- [Directions for this task]: No images are to be carried over; print all other material exactly as it stands.

|---|

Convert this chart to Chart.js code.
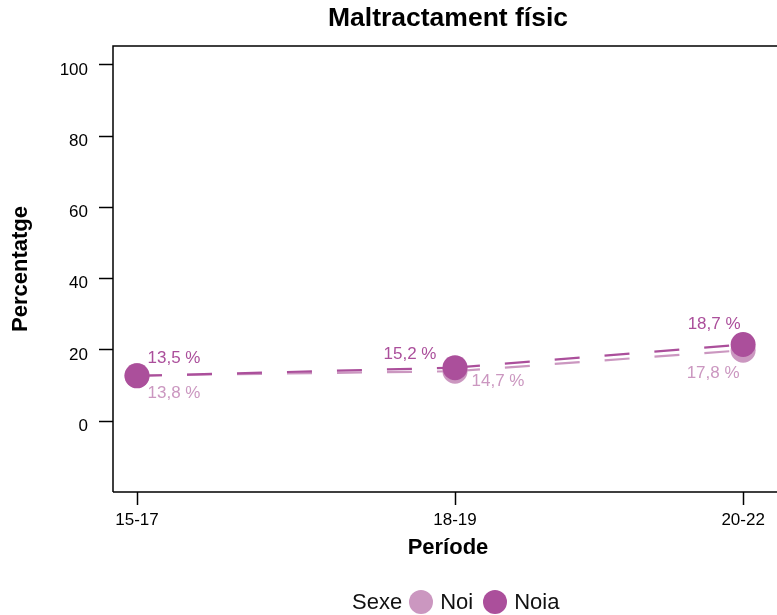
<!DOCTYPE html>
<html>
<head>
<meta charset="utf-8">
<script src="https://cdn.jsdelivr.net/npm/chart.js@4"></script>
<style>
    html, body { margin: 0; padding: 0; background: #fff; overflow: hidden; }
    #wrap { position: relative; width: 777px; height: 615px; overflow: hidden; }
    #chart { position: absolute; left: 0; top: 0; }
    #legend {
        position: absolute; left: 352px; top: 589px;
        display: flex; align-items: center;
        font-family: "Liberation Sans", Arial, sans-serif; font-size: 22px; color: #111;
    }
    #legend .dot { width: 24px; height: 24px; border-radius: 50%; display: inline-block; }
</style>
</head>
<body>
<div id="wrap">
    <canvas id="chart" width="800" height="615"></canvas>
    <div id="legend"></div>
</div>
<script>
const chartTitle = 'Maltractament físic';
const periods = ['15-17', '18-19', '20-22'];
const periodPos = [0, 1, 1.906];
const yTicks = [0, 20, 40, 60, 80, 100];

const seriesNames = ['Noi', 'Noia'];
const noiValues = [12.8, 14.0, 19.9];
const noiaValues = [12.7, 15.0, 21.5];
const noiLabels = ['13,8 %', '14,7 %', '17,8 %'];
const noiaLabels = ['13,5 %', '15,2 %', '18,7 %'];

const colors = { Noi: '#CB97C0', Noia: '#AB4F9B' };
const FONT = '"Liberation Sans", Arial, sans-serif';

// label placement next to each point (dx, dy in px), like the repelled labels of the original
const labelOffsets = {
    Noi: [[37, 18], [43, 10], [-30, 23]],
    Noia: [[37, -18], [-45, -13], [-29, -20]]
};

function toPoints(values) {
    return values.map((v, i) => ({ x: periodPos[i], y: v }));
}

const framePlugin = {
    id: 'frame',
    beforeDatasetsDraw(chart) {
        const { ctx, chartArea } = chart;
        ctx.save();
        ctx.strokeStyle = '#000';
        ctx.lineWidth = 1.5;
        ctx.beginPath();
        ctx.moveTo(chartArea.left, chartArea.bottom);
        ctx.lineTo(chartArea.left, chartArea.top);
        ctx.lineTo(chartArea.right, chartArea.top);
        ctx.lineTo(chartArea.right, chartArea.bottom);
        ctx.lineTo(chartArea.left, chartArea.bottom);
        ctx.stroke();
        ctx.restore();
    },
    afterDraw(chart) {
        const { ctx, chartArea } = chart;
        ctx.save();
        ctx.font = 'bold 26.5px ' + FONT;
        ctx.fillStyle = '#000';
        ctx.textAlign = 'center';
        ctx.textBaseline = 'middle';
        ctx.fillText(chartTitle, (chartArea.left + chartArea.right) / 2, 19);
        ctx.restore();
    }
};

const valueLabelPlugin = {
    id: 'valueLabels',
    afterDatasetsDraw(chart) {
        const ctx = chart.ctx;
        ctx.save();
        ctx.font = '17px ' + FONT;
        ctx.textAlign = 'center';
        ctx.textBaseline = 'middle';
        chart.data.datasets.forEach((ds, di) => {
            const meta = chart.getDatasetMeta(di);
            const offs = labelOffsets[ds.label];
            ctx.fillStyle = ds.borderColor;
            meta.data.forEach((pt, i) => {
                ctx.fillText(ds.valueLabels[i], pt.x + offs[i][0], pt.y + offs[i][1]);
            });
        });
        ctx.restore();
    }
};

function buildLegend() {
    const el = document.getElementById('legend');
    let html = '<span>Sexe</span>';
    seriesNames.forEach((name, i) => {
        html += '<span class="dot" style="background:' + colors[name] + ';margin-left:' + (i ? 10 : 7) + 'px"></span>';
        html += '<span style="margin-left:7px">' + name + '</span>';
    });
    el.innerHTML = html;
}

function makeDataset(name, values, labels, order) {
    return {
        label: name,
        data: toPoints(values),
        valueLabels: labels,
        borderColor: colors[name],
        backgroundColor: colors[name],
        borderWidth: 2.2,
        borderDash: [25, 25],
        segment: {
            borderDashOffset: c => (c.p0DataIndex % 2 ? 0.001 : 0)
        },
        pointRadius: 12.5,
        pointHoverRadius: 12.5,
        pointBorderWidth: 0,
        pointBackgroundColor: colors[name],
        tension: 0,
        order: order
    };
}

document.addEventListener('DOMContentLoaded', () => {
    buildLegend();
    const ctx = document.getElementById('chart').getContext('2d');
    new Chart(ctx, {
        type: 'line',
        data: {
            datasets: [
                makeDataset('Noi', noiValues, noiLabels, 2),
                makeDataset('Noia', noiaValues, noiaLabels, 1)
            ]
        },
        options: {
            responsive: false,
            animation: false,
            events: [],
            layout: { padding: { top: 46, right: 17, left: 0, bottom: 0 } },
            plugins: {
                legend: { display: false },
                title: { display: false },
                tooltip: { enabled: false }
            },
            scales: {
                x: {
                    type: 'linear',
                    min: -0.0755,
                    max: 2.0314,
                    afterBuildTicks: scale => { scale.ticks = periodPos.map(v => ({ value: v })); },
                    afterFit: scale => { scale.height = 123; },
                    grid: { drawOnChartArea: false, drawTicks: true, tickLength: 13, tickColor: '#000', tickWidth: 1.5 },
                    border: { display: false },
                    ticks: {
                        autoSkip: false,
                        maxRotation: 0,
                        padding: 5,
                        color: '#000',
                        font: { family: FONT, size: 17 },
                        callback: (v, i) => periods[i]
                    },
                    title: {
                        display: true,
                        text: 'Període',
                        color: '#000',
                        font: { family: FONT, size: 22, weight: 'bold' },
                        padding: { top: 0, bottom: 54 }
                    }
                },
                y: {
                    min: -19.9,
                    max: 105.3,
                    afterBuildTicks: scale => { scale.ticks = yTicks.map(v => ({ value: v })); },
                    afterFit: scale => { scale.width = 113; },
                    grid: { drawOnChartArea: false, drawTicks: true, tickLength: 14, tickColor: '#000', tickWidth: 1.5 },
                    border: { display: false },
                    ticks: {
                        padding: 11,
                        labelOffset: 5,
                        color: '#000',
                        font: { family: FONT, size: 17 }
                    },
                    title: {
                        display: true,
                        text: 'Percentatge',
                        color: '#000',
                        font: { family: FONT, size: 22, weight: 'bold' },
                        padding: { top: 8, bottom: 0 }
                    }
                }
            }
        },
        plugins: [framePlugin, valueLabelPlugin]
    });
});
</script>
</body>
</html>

|---|

- [Result]:
Convert this chart to Chart.js code.
<!DOCTYPE html>
<html>
<head>
<meta charset="utf-8">
<script src="https://cdn.jsdelivr.net/npm/chart.js@4"></script>
<style>
    html, body { margin: 0; padding: 0; background: #fff; overflow: hidden; }
    #wrap { position: relative; width: 777px; height: 615px; overflow: hidden; }
    #chart { position: absolute; left: 0; top: 0; }
    #legend {
        position: absolute; left: 352px; top: 589px;
        display: flex; align-items: center;
        font-family: "Liberation Sans", Arial, sans-serif; font-size: 22px; color: #111;
    }
    #legend .dot { width: 24px; height: 24px; border-radius: 50%; display: inline-block; }
</style>
</head>
<body>
<div id="wrap">
    <canvas id="chart" width="800" height="615"></canvas>
    <div id="legend"></div>
</div>
<script>
const chartTitle = 'Maltractament físic';
const periods = ['15-17', '18-19', '20-22'];
const periodPos = [0, 1, 1.906];
const yTicks = [0, 20, 40, 60, 80, 100];

const seriesNames = ['Noi', 'Noia'];
const noiValues = [12.8, 14.0, 19.9];
const noiaValues = [12.7, 15.0, 21.5];
const noiLabels = ['13,8 %', '14,7 %', '17,8 %'];
const noiaLabels = ['13,5 %', '15,2 %', '18,7 %'];

const colors = { Noi: '#CB97C0', Noia: '#AB4F9B' };
const FONT = '"Liberation Sans", Arial, sans-serif';

// label placement next to each point (dx, dy in px), like the repelled labels of the original
const labelOffsets = {
    Noi: [[37, 18], [43, 10], [-30, 23]],
    Noia: [[37, -18], [-45, -13], [-29, -20]]
};

function toPoints(values) {
    return values.map((v, i) => ({ x: periodPos[i], y: v }));
}

const framePlugin = {
    id: 'frame',
    beforeDatasetsDraw(chart) {
        const { ctx, chartArea } = chart;
        ctx.save();
        ctx.strokeStyle = '#000';
        ctx.lineWidth = 1.5;
        ctx.beginPath();
        ctx.moveTo(chartArea.left, chartArea.bottom);
        ctx.lineTo(chartArea.left, chartArea.top);
        ctx.lineTo(chartArea.right, chartArea.top);
        ctx.lineTo(chartArea.right, chartArea.bottom);
        ctx.lineTo(chartArea.left, chartArea.bottom);
        ctx.stroke();
        ctx.restore();
    },
    afterDraw(chart) {
        const { ctx, chartArea } = chart;
        ctx.save();
        ctx.font = 'bold 26.5px ' + FONT;
        ctx.fillStyle = '#000';
        ctx.textAlign = 'center';
        ctx.textBaseline = 'middle';
        ctx.fillText(chartTitle, (chartArea.left + chartArea.right) / 2, 19);
        ctx.restore();
    }
};

const valueLabelPlugin = {
    id: 'valueLabels',
    afterDatasetsDraw(chart) {
        const ctx = chart.ctx;
        ctx.save();
        ctx.font = '17px ' + FONT;
        ctx.textAlign = 'center';
        ctx.textBaseline = 'middle';
        chart.data.datasets.forEach((ds, di) => {
            const meta = chart.getDatasetMeta(di);
            const offs = labelOffsets[ds.label];
            ctx.fillStyle = ds.borderColor;
            meta.data.forEach((pt, i) => {
                ctx.fillText(ds.valueLabels[i], pt.x + offs[i][0], pt.y + offs[i][1]);
            });
        });
        ctx.restore();
    }
};

function buildLegend() {
    const el = document.getElementById('legend');
    let html = '<span>Sexe</span>';
    seriesNames.forEach((name, i) => {
        html += '<span class="dot" style="background:' + colors[name] + ';margin-left:' + (i ? 10 : 7) + 'px"></span>';
        html += '<span style="margin-left:7px">' + name + '</span>';
    });
    el.innerHTML = html;
}

function makeDataset(name, values, labels, order) {
    return {
        label: name,
        data: toPoints(values),
        valueLabels: labels,
        borderColor: colors[name],
        backgroundColor: colors[name],
        borderWidth: 2.2,
        borderDash: [25, 25],
        segment: {
            borderDashOffset: c => (c.p0DataIndex % 2 ? 0.001 : 0)
        },
        pointRadius: 12.5,
        pointHoverRadius: 12.5,
        pointBorderWidth: 0,
        pointBackgroundColor: colors[name],
        tension: 0,
        order: order
    };
}

document.addEventListener('DOMContentLoaded', () => {
    buildLegend();
    const ctx = document.getElementById('chart').getContext('2d');
    new Chart(ctx, {
        type: 'line',
        data: {
            datasets: [
                makeDataset('Noi', noiValues, noiLabels, 2),
                makeDataset('Noia', noiaValues, noiaLabels, 1)
            ]
        },
        options: {
            responsive: false,
            animation: false,
            events: [],
            layout: { padding: { top: 46, right: 17, left: 0, bottom: 0 } },
            plugins: {
                legend: { display: false },
                title: { display: false },
                tooltip: { enabled: false }
            },
            scales: {
                x: {
                    type: 'linear',
                    min: -0.0755,
                    max: 2.0314,
                    afterBuildTicks: scale => { scale.ticks = periodPos.map(v => ({ value: v })); },
                    afterFit: scale => { scale.height = 123; },
                    grid: { drawOnChartArea: false, drawTicks: true, tickLength: 13, tickColor: '#000', tickWidth: 1.5 },
                    border: { display: false },
                    ticks: {
                        autoSkip: false,
                        maxRotation: 0,
                        padding: 5,
                        color: '#000',
                        font: { family: FONT, size: 17 },
                        callback: (v, i) => periods[i]
                    },
                    title: {
                        display: true,
                        text: 'Període',
                        color: '#000',
                        font: { family: FONT, size: 22, weight: 'bold' },
                        padding: { top: 0, bottom: 54 }
                    }
                },
                y: {
                    min: -19.9,
                    max: 105.3,
                    afterBuildTicks: scale => { scale.ticks = yTicks.map(v => ({ value: v })); },
                    afterFit: scale => { scale.width = 113; },
                    grid: { drawOnChartArea: false, drawTicks: true, tickLength: 14, tickColor: '#000', tickWidth: 1.5 },
                    border: { display: false },
                    ticks: {
                        padding: 11,
                        labelOffset: 5,
                        color: '#000',
                        font: { family: FONT, size: 17 }
                    },
                    title: {
                        display: true,
                        text: 'Percentatge',
                        color: '#000',
                        font: { family: FONT, size: 22, weight: 'bold' },
                        padding: { top: 8, bottom: 0 }
                    }
                }
            }
        },
        plugins: [framePlugin, valueLabelPlugin]
    });
});
</script>
</body>
</html>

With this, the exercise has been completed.